Spring Lawn Prep

By Glennon Kraemer

(This article was first published in The Gateway Gardener March 2010 issue.)

Any successful business, weight loss program or retirement account requires planning. It’s the sound execution of that plan that brings the most reward. Your lawn is no different. There are no “magic pills” for your lawn (only Magic Mix, but I digress). If you take the following steps AND follow through with future advice from this article, you will be on your way to a more beautiful lawn.

Basic Turf Grass 101


  1. Identify your turf grass. It’s either a cool season grass (rye, tall fescue or blue grass) or a warm season (zoysia or bermuda). You may have a 50/50 yard like I do, but I chose to treat the whole lawn as a cool season turf. The Botanical Garden will help you identify your lawn, or you can call me and I can be about 99% sure this time of year. Knowing what you have will help you make the correct cultural practice decisions (ie. fertilizer, mowing, watering etc).
  2. Determine your square footage. Simple math of “length x width,” but too many people don’t know it. This number determines your purchases of all your horticulture products for the lawn. Buying double per 1000 ft. sq., doesn’t guarantee double the results. Usually, smaller amounts applied more often is better in the long run! You can use this number to get quotes on services from contractors as well.
  3. Get a soil test done. I suggest a real soil test. Collect 1” square plugs, 4” deep, from about 20 spots across the lawn. Collect soil ONLY. No rocks, leaves or grass. Bring it to the Botanical Gardens or buy a do-it-yourself kit from Dr.Goodearth.com. The soil is sent to a lab for professional results.
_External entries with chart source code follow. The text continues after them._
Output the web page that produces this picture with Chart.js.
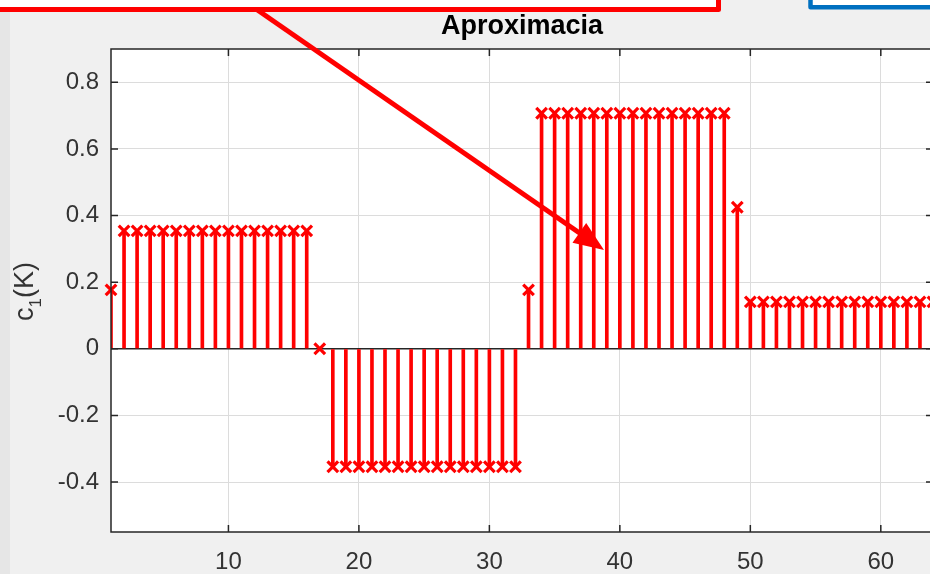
<!DOCTYPE html>
<html>
<head>
<meta charset="utf-8">
<script src="https://cdn.jsdelivr.net/npm/chart.js@4.4.1/dist/chart.umd.min.js"></script>
<style>
  html, body { margin: 0; padding: 0; background: #f0f0f0; overflow: hidden; width: 930px; height: 574px; }
  #wrap { width: 936px; height: 574px; }
</style>
</head>
<body>
<div id="wrap"><canvas id="chart" width="936" height="574"></canvas></div>
<script>
// ── Data ─────────────────────────────────────────────────────
const kValues = [
  1, 2, 3, 4, 5, 6, 7, 8, 9, 10, 11, 12, 13, 14, 15, 16,
  17, 18, 19, 20, 21, 22, 23, 24, 25, 26, 27, 28, 29, 30, 31, 32,
  33, 34, 35, 36, 37, 38, 39, 40, 41, 42, 43, 44, 45, 46, 47, 48,
  49, 50, 51, 52, 53, 54, 55, 56, 57, 58, 59, 60, 61, 62, 63, 64
];
const c1Values = [
  0.177, 0.354, 0.354, 0.354, 0.354, 0.354, 0.354, 0.354, 0.354, 0.354, 0.354, 0.354, 0.354, 0.354, 0.354, 0.354,
  0, -0.354, -0.354, -0.354, -0.354, -0.354, -0.354, -0.354, -0.354, -0.354, -0.354, -0.354, -0.354, -0.354, -0.354, -0.354,
  0.177, 0.707, 0.707, 0.707, 0.707, 0.707, 0.707, 0.707, 0.707, 0.707, 0.707, 0.707, 0.707, 0.707, 0.707, 0.707,
  0.425, 0.141, 0.141, 0.141, 0.141, 0.141, 0.141, 0.141, 0.141, 0.141, 0.141, 0.141, 0.141, 0.141, 0.141, 0.141
];
const xTicks = [10, 20, 30, 40, 50, 60];
const yTicks = [-0.4, -0.2, 0, 0.2, 0.4, 0.6, 0.8];
const chartTitle = 'Aproximacia';

// ── Styles ───────────────────────────────────────────────────
const FONT = "'Liberation Sans', Arial, sans-serif";
const AXIS_COLOR = '#262626';
const TEXT_COLOR = '#333333';
const GRID_COLOR = '#dcdcdc';
const STEM_RED = '#ff0000';

const points = kValues.map((k, i) => ({ x: k, y: c1Values[i] }));

// ── Plugins ──────────────────────────────────────────────────
const backgroundPlugin = {
  id: 'background',
  beforeDraw(chart) {
    const { ctx, chartArea: a } = chart;
    ctx.save();
    ctx.fillStyle = '#f0f0f0';
    ctx.fillRect(0, 0, chart.width, chart.height);
    ctx.fillStyle = '#e6e6e6';
    ctx.fillRect(0, 0, 10, chart.height);
    ctx.fillStyle = '#ffffff';
    ctx.fillRect(a.left, a.top, a.right - a.left, a.bottom - a.top);
    ctx.restore();
  }
};

const framePlugin = {
  id: 'frame',
  afterDatasetsDraw(chart) {
    const { ctx, chartArea: a, scales } = chart;
    ctx.save();
    ctx.strokeStyle = AXIS_COLOR;
    ctx.lineWidth = 1.5;
    ctx.strokeRect(a.left, a.top, a.right - a.left, a.bottom - a.top);
    // inward tick marks
    ctx.beginPath();
    xTicks.forEach(v => {
      const px = scales.x.getPixelForValue(v);
      ctx.moveTo(px, a.bottom); ctx.lineTo(px, a.bottom - 7);
      ctx.moveTo(px, a.top); ctx.lineTo(px, a.top + 7);
    });
    yTicks.forEach(v => {
      const py = scales.y.getPixelForValue(v);
      ctx.moveTo(a.left, py); ctx.lineTo(a.left + 7, py);
      ctx.moveTo(a.right, py); ctx.lineTo(a.right - 7, py);
    });
    ctx.stroke();
    ctx.restore();
  }
};

const labelsPlugin = {
  id: 'labels',
  afterDraw(chart) {
    const { ctx, chartArea: a } = chart;
    ctx.save();
    // title
    ctx.fillStyle = '#000000';
    ctx.font = `bold 27px ${FONT}`;
    ctx.textAlign = 'center';
    ctx.textBaseline = 'alphabetic';
    ctx.fillText(chartTitle, (a.left + a.right) / 2, 34);

    // y label: c_1(K)
    ctx.fillStyle = TEXT_COLOR;
    ctx.translate(33, (a.top + a.bottom) / 2 + 1);
    ctx.rotate(-Math.PI / 2);
    ctx.textAlign = 'left';
    const big = `27px ${FONT}`, small = `17px ${FONT}`;
    ctx.font = big; const wc = ctx.measureText('c').width, wk = ctx.measureText('(K)').width;
    ctx.font = small; const w1 = ctx.measureText('1').width;
    let x0 = -(wc + w1 + wk) / 2;
    ctx.font = big; ctx.fillText('c', x0, 0);
    ctx.font = small; ctx.fillText('1', x0 + wc, 8);
    ctx.font = big; ctx.fillText('(K)', x0 + wc + w1, 0);
    ctx.restore();
  }
};

// screenshot overlays (pixel positions of the boxes and arrow drawn over the figure)
const overlayPlugin = {
  id: 'overlay',
  afterDraw(chart) {
    const { ctx } = chart;
    ctx.save();
    // red box, top left
    ctx.fillStyle = '#ffffff';
    ctx.fillRect(-10, -10, 728.5, 19.5);
    ctx.strokeStyle = STEM_RED;
    ctx.lineWidth = 5;
    ctx.lineJoin = 'round';
    ctx.beginPath();
    ctx.moveTo(-10, 9.5); ctx.lineTo(718.5, 9.5); ctx.lineTo(718.5, -10);
    ctx.stroke();
    // blue box, top right
    ctx.fillStyle = '#ffffff';
    ctx.fillRect(810.5, -10, 140, 17.3);
    ctx.strokeStyle = '#0070c0';
    ctx.lineWidth = 4.5;
    ctx.beginPath();
    ctx.moveTo(810.5, -10); ctx.lineTo(810.5, 7.3); ctx.lineTo(950, 7.3);
    ctx.stroke();
    // arrow
    const sx = 256, sy = 9, tx = 604, ty = 250;
    const len = Math.hypot(tx - sx, ty - sy);
    const ux = (tx - sx) / len, uy = (ty - sy) / len;
    const head = 30, half = 12;
    const bx = tx - ux * head, by = ty - uy * head;
    ctx.strokeStyle = STEM_RED;
    ctx.lineWidth = 5;
    ctx.lineCap = 'butt';
    ctx.beginPath();
    ctx.moveTo(sx, sy); ctx.lineTo(bx + ux * 2, by + uy * 2);
    ctx.stroke();
    ctx.fillStyle = STEM_RED;
    ctx.beginPath();
    ctx.moveTo(tx, ty);
    ctx.lineTo(bx - uy * half, by + ux * half);
    ctx.lineTo(bx + uy * half, by - ux * half);
    ctx.closePath();
    ctx.fill();
    ctx.restore();
  }
};

// ── Chart ────────────────────────────────────────────────────
const ctx = document.getElementById('chart').getContext('2d');
new Chart(ctx, {
  type: 'bar',
  data: {
    datasets: [
      {
        type: 'scatter',
        data: points,
        pointStyle: 'crossRot',
        pointRadius: 7.5,
        borderColor: STEM_RED,
        backgroundColor: STEM_RED,
        borderWidth: 3.2,
        clip: false,
        order: 1
      },
      {
        type: 'bar',
        data: points,
        backgroundColor: STEM_RED,
        barThickness: 3,
        order: 2
      }
    ]
  },
  options: {
    responsive: false,
    animation: false,
    layout: { autoPadding: false, padding: { top: 49, right: 3, left: 0, bottom: 0 } },
    plugins: { legend: { display: false }, tooltip: { enabled: false }, title: { display: false } },
    scales: {
      x: {
        type: 'linear',
        min: 1,
        max: 64,
        offset: false,
        afterBuildTicks: s => { s.ticks = xTicks.map(v => ({ value: v })); },
        afterFit: s => { s.height = 42; },
        grid: { color: GRID_COLOR, lineWidth: 1, drawTicks: false, offset: false },
        border: { display: false },
        ticks: { autoSkip: false, maxRotation: 0, padding: 16, color: TEXT_COLOR, font: { family: FONT, size: 24 } }
      },
      y: {
        min: -0.55,
        max: 0.9,
        afterBuildTicks: s => { s.ticks = yTicks.map(v => ({ value: v })); },
        afterFit: s => { s.width = 111; },
        grid: {
          color: c => (c.tick && c.tick.value === 0 ? AXIS_COLOR : GRID_COLOR),
          lineWidth: c => (c.tick && c.tick.value === 0 ? 1.5 : 1),
          drawTicks: false
        },
        border: { display: false },
        ticks: {
          padding: 12,
          color: TEXT_COLOR,
          font: { family: FONT, size: 24 },
          callback: v => (v === 0 ? '0' : v.toFixed(1))
        }
      }
    }
  },
  plugins: [backgroundPlugin, framePlugin, labelsPlugin, overlayPlugin]
});
</script>
</body>
</html>
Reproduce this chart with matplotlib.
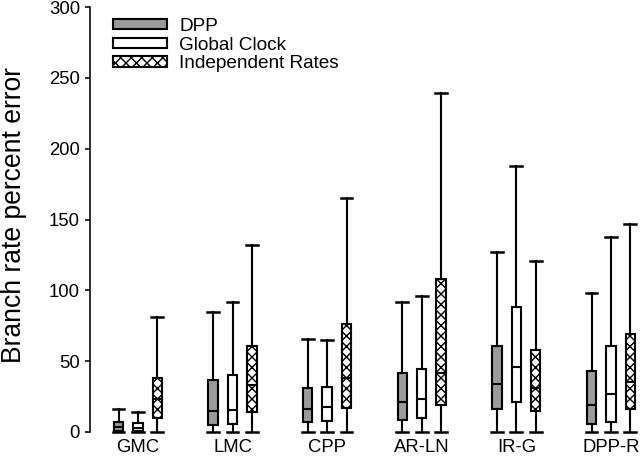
import matplotlib
matplotlib.use("Agg")
import matplotlib.pyplot as plt
from matplotlib.patches import Patch

DPI = 63
def pt(px):
    return px * 72.0 / DPI

plt.rcParams['font.family'] = ['Liberation Sans', 'DejaVu Sans']
plt.rcParams['hatch.linewidth'] = pt(1.4)

categories = ['GMC', 'LMC', 'CPP', 'AR-LN', 'IR-G', 'DPP-R']
series_names = ['DPP', 'Global Clock', 'Independent Rates']

# per-series box statistics (whisker low, Q1, median, Q3, whisker high)
dpp_lo = [0, 0, 0, 0, 0, 0]
dpp_q1 = [1, 5, 7, 8.5, 16, 6]
dpp_med = [3.5, 15, 16, 21, 34, 19]
dpp_q3 = [7, 37, 31, 42, 61, 43]
dpp_hi = [16, 85, 66, 92, 127, 98]

gc_lo = [0, 0, 0, 0, 0, 0]
gc_q1 = [1, 5.5, 8, 10, 21.5, 7]
gc_med = [3, 15.5, 17.5, 23, 46, 26.5]
gc_q3 = [6.5, 40, 31.5, 44.5, 88, 61]
gc_hi = [14, 91.5, 65, 96, 188, 138]

ir_lo = [0, 0, 0, 0, 0, 0]
ir_q1 = [10, 14, 17, 19, 15, 16]
ir_med = [23, 33, 38, 41.5, 31, 35]
ir_q3 = [38, 61, 76, 108, 58, 69]
ir_hi = [81, 132, 165, 239, 121, 147]

yticks = [0, 50, 100, 150, 200, 250, 300]

series = [
    (dpp_lo, dpp_q1, dpp_med, dpp_q3, dpp_hi),
    (gc_lo, gc_q1, gc_med, gc_q3, gc_hi),
    (ir_lo, ir_q1, ir_med, ir_q3, ir_hi),
]
offsets = [-0.205, 0.0, 0.205]
faces = ['#9b9b9b', 'white', 'white']
hatches = [None, None, 'xx']

fig = plt.figure(figsize=(640 / DPI, 460 / DPI), dpi=DPI)
ax = fig.add_axes([90 / 640, 28 / 460, 550 / 640, 425 / 460])

lw = pt(2.1)
for s, (lo, q1, med, q3, hi) in enumerate(series):
    stats = []
    for i in range(len(categories)):
        stats.append(dict(whislo=lo[i], q1=q1[i], med=med[i], q3=q3[i],
                          whishi=hi[i], fliers=[]))
    pos = [i + 1 + offsets[s] for i in range(len(categories))]
    bp = ax.bxp(stats, positions=pos, widths=0.1, capwidths=0.125,
                patch_artist=True, showfliers=False, manage_ticks=False,
                boxprops=dict(facecolor=faces[s], edgecolor='black', linewidth=lw,
                              hatch=hatches[s]),
                medianprops=dict(color='black', linewidth=lw),
                whiskerprops=dict(color='black', linewidth=lw),
                capprops=dict(color='black', linewidth=pt(2.5)))
    for c in bp['caps']:
        c.set_clip_on(False)
    for w in bp['whiskers']:
        w.set_clip_on(False)

ax.set_xlim(0.493, 6.307)
ax.set_ylim(0, 300)
ax.set_yticks(yticks)
ax.set_yticklabels([str(v) for v in yticks])
ax.set_xticks(range(1, len(categories) + 1))
ax.set_xticklabels(categories)
for sp in ['top', 'right', 'bottom']:
    ax.spines[sp].set_visible(False)
ax.spines['left'].set_linewidth(pt(1.6))
ax.tick_params(axis='y', length=pt(5), width=pt(1.6), pad=pt(5), labelsize=pt(18.5))
ax.tick_params(axis='x', length=0, pad=pt(7.5), labelsize=pt(18.5))

fig.text(14 / 640, 1 - 215 / 460, 'Branch rate percent error', rotation=90,
         ha='center', va='center', fontsize=pt(26.5))

handles = [Patch(facecolor=faces[k], edgecolor='black', linewidth=lw, hatch=hatches[k])
           for k in range(3)]
ax.legend(handles, series_names, loc='upper left',
          bbox_to_anchor=(113 / 640, 1 - 18 / 460), bbox_transform=fig.transFigure,
          frameon=False, fontsize=pt(19), borderpad=0, borderaxespad=0,
          handlelength=2.85, handleheight=0.44, handletextpad=0.63, labelspacing=0.085)

fig.savefig('out.png', dpi=DPI)
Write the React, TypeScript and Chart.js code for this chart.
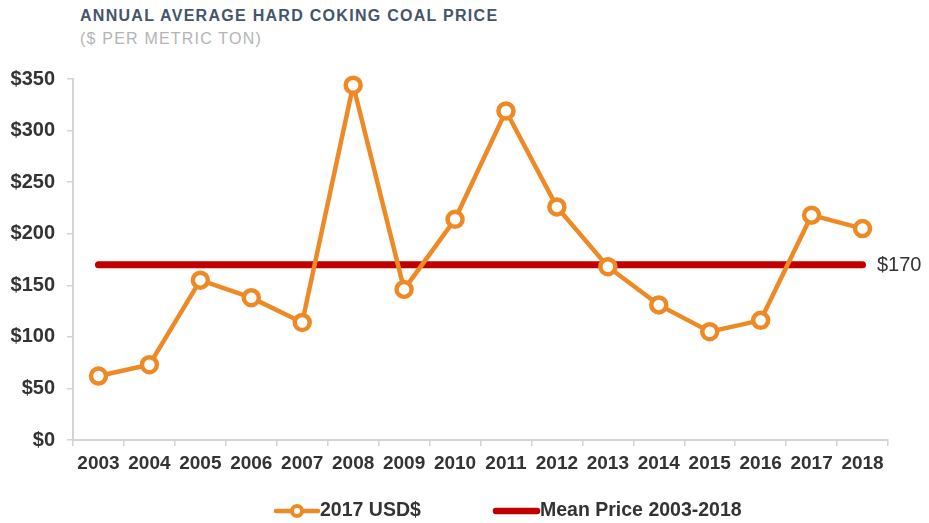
import React, { useEffect, useRef } from "react";
import { Chart, registerables } from "chart.js";

Chart.register(...registerables);

const categories = ["2003","2004","2005","2006","2007","2008","2009","2010","2011","2012","2013","2014","2015","2016","2017","2018"];
const priceValues = [62, 73, 155, 138, 114, 344, 146, 214, 319, 226, 168, 131, 105, 116, 218, 205];
const meanValues = [170, 170, 170, 170, 170, 170, 170, 170, 170, 170, 170, 170, 170, 170, 170, 170];
const meanLabel = "$170";
const yTicks = [0, 50, 100, 150, 200, 250, 300, 350];

const ORANGE = "#ee8a25";
const RED = "#c00000";
const TEXT = "#333333";
const FONT = "'Liberation Sans', Arial, sans-serif";

const extras = {
  id: "extras",
  afterDraw(chart: any) {
    const ctx = chart.ctx;
    const y = chart.scales.y;
    const area = chart.chartArea;
    ctx.save();
    // mean label
    ctx.fillStyle = TEXT;
    ctx.font = "20px " + FONT;
    ctx.textAlign = "left";
    ctx.textBaseline = "middle";
    ctx.fillText(meanLabel, area.right - 11, y.getPixelForValue(meanValues[meanValues.length - 1]) + 1);
    // legend
    const ly = 511;
    ctx.font = "bold 19.5px " + FONT;
    ctx.lineCap = "round";
    // series 1
    ctx.strokeStyle = ORANGE;
    ctx.lineWidth = 4.5;
    ctx.beginPath();
    ctx.moveTo(276, ly);
    ctx.lineTo(318, ly);
    ctx.stroke();
    ctx.beginPath();
    ctx.arc(297, ly, 5, 0, Math.PI * 2);
    ctx.fillStyle = "#ffffff";
    ctx.fill();
    ctx.lineWidth = 4;
    ctx.stroke();
    ctx.fillStyle = TEXT;
    ctx.fillText(chart.data.datasets[0].label, 320, ly);
    // series 2
    ctx.strokeStyle = RED;
    ctx.lineWidth = 6.5;
    ctx.beginPath();
    ctx.moveTo(496, ly);
    ctx.lineTo(537, ly);
    ctx.stroke();
    ctx.fillStyle = TEXT;
    ctx.fillText(chart.data.datasets[1].label, 540, ly);
    ctx.restore();
  },
};

export default function App() {
  const ref = useRef<HTMLCanvasElement | null>(null);
  useEffect(() => {
    if (!ref.current) return;
    const chart = new Chart(ref.current, {
      type: "line",
      data: {
        labels: categories,
        datasets: [
          {
            label: "2017 USD$",
            data: priceValues,
            borderColor: ORANGE,
            backgroundColor: "#ffffff",
            borderWidth: 4.5,
            pointRadius: 7.5,
            pointBorderWidth: 4.5,
            pointBackgroundColor: "#ffffff",
            pointBorderColor: ORANGE,
            tension: 0,
            clip: false,
            order: 1,
          } as any,
          {
            label: "Mean Price 2003-2018",
            data: meanValues,
            borderColor: RED,
            borderWidth: 7,
            pointRadius: 0,
            borderCapStyle: "round",
            clip: false,
            order: 2,
          } as any,
        ],
      },
      options: {
        animation: false,
        responsive: false,
        layout: { padding: { top: 79, right: 41, bottom: 50, left: 0 } },
        plugins: { legend: { display: false }, tooltip: { enabled: false } },
        scales: {
          x: {
            type: "category",
            offset: true,
            grid: { offset: true, drawOnChartArea: false, color: "#d4d4d4", tickLength: 6, lineWidth: 1.5 },
            border: { color: "#d4d4d4", width: 2 },
            ticks: { color: TEXT, font: { family: FONT, size: 19, weight: "bold" }, padding: 6, maxRotation: 0, autoSkip: false },
            afterFit: (s: any) => { s.height = 33; },
          },
          y: {
            min: 0,
            max: 350,
            afterBuildTicks: (s: any) => { s.ticks = yTicks.map((v) => ({ value: v })); },
            grid: { drawOnChartArea: false, color: "#d4d4d4", tickLength: 6, lineWidth: 1.5 },
            border: { color: "#d4d4d4", width: 2 },
            ticks: {
              color: TEXT,
              font: { family: FONT, size: 20, weight: "bold" },
              padding: 12,
              callback: (v: any) => "$" + v,
            },
            afterFit: (s: any) => { s.width = 73; },
          },
        },
      },
      plugins: [extras],
    });
    return () => chart.destroy();
  }, []);
  return (
    <div style={{ position: "absolute", left: 0, top: 0, width: 929, height: 523, background: "#fff", fontFamily: FONT }}>
      <div style={{ position: "absolute", left: 80, top: 7, fontSize: 16, fontWeight: 700, letterSpacing: 1.28, color: "#44546a", whiteSpace: "nowrap" }}>
        ANNUAL AVERAGE HARD COKING COAL PRICE
      </div>
      <div style={{ position: "absolute", left: 80, top: 30, fontSize: 16, letterSpacing: 1.2, color: "#b4b4b4", whiteSpace: "nowrap" }}>
        ($ PER METRIC TON)
      </div>
      <canvas ref={ref} width={929} height={523} style={{ position: "absolute", left: 0, top: 0, width: 929, height: 523 }} />
    </div>
  );
}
The virtues are many, but the main one is, finding out the pH. If the pH isn’t right, you could be putting down fertilizer that never gets into the grass plants or that you ever needed! It’s worth the money…trust me.
  4. Make a decision on a fertilizer PLAN and stick to it! I constantly get customers who start one plan and switch in mid-stream. Start with some kind of direction from someone and see what happens for a year. Remember, there are no magic pills out there.
  5. Temper expectations. If you are a first year “do-it-yourselfer,” you are going to make mistakes. It’s only grass! You won’t do any ONE thing to make that big of a difference (unless you spray glyphosate over the whole yard?) so don’t be afraid to try new things. The key is to stick to a plan and work with someone you trust.
  6. Record what you do. Too many people don’t know what they have done or had done to their yard. History is a wonderful tool if we chose to use it. Simple record keeping can keep you from making the wrong choice of product or repeating unnecessary applications.
  7. Follow these articles. I will be walking through a basic turf grass plan for both warm and cool season lawns the rest of the year.

Glennon Kraemer owns and operates GR Robinson Seed and Service, has an AAS degree in Horticulture from St. Louis Community Colleges-Meramec, and a BS in Horticulture  from Southern Illinois University-Carbondale. He teaches turf grass classes at SLCC-Meramec, Missouri Botanical Garden and various garden centers. He can be reach at (314) 432-0300.

My first application tip this month is to consider applying fertilizer and pre-emergence in mid to late March. You can apply Dimension (pre-emergent) up to mid May and still have excellent crabgrass control. This will be applied to cool season lawns ONLY at this time. In shade areas, consider scratching and seeding thin areas through late April. Never put pre-emergence on shade lawns as these won’t grow crabgrass anyway.